◆ Data in this exercise
[Begin]

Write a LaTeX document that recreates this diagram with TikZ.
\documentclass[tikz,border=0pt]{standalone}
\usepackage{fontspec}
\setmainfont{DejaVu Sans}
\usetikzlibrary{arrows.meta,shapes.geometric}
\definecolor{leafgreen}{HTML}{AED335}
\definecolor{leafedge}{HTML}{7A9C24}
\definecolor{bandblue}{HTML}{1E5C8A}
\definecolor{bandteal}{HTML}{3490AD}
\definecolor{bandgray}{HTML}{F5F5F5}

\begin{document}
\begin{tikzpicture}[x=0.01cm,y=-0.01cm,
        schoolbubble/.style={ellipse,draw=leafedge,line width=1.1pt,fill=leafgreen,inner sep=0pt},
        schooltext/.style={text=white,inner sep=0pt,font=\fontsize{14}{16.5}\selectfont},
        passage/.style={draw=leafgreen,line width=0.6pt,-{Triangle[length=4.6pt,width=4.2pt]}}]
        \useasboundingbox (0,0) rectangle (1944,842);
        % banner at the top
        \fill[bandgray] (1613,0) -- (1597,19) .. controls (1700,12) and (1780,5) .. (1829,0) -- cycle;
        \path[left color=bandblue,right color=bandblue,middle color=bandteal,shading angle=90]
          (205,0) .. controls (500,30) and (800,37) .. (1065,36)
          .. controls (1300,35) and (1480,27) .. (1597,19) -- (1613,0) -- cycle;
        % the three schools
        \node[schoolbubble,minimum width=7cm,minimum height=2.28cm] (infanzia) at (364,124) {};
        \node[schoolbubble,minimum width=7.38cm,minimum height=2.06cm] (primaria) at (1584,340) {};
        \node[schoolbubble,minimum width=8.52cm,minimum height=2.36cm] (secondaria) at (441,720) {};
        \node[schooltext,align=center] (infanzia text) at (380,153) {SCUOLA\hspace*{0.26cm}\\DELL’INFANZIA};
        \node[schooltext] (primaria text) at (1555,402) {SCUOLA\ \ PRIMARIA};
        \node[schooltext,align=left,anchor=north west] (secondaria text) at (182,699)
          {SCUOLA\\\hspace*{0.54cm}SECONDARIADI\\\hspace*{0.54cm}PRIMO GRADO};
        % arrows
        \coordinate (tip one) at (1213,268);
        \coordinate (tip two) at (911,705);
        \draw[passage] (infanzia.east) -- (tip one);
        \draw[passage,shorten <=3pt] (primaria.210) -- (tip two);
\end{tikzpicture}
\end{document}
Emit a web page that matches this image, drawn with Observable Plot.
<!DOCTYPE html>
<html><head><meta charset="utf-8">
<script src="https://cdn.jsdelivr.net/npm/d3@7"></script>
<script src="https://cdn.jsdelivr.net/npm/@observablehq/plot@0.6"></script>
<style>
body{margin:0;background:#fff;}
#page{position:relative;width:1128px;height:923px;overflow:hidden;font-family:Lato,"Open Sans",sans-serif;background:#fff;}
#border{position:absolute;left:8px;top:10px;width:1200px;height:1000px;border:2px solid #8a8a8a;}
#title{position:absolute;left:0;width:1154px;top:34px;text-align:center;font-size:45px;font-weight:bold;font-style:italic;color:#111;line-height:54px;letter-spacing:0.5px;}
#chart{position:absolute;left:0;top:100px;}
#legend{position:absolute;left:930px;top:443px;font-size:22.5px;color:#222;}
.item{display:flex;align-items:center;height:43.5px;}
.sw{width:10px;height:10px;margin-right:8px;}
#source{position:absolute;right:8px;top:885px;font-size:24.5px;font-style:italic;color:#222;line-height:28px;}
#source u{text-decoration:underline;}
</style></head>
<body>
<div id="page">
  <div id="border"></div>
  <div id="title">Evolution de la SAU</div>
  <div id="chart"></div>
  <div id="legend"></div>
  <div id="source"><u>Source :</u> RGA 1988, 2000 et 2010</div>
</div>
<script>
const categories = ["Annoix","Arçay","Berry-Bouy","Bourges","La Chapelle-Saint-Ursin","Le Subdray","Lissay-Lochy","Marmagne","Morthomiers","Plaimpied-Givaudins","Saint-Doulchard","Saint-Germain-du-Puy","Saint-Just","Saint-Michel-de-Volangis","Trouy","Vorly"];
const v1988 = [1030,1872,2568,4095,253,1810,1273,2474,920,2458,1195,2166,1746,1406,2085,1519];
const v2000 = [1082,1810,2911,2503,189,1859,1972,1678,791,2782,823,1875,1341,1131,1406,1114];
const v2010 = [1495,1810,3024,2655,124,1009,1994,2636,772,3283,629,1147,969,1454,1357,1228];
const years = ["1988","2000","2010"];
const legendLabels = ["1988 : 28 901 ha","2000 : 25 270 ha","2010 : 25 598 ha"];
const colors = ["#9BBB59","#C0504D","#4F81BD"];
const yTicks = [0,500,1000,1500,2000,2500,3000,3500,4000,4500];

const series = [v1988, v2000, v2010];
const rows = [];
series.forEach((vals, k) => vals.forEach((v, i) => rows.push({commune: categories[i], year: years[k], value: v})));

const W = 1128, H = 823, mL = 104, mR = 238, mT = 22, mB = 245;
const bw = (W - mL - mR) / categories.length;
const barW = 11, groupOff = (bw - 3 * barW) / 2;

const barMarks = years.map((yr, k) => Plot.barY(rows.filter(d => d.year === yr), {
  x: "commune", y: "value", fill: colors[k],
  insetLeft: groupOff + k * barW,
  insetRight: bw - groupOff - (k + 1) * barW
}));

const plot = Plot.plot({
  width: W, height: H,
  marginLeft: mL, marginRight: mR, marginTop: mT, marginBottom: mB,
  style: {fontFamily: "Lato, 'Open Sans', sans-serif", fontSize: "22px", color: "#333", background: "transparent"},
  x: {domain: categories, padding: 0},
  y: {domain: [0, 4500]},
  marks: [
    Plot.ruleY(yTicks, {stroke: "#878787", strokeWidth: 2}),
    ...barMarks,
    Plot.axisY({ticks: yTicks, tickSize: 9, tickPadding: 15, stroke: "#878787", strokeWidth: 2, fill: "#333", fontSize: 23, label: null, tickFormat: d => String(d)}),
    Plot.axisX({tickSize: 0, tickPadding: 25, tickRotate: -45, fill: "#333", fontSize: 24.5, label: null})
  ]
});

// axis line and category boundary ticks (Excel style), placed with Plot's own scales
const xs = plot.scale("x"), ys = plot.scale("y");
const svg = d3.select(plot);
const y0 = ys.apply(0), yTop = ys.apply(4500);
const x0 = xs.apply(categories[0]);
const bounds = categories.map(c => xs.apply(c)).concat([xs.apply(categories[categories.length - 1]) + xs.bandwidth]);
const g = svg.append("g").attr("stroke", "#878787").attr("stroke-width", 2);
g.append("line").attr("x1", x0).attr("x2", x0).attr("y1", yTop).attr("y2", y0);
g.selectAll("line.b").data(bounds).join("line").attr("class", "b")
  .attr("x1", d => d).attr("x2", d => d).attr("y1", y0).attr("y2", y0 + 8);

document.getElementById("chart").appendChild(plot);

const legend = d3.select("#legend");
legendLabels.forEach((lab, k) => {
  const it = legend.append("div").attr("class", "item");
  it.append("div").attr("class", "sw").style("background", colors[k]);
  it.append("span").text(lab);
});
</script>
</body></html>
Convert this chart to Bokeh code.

[End]

Copy out each line of the entries that holds "chart".

#chart{position:absolute;left:0;top:100px;}
  <div id="chart"></div>
document.getElementById("chart").appendChild(plot);
Convert this chart to Bokeh code.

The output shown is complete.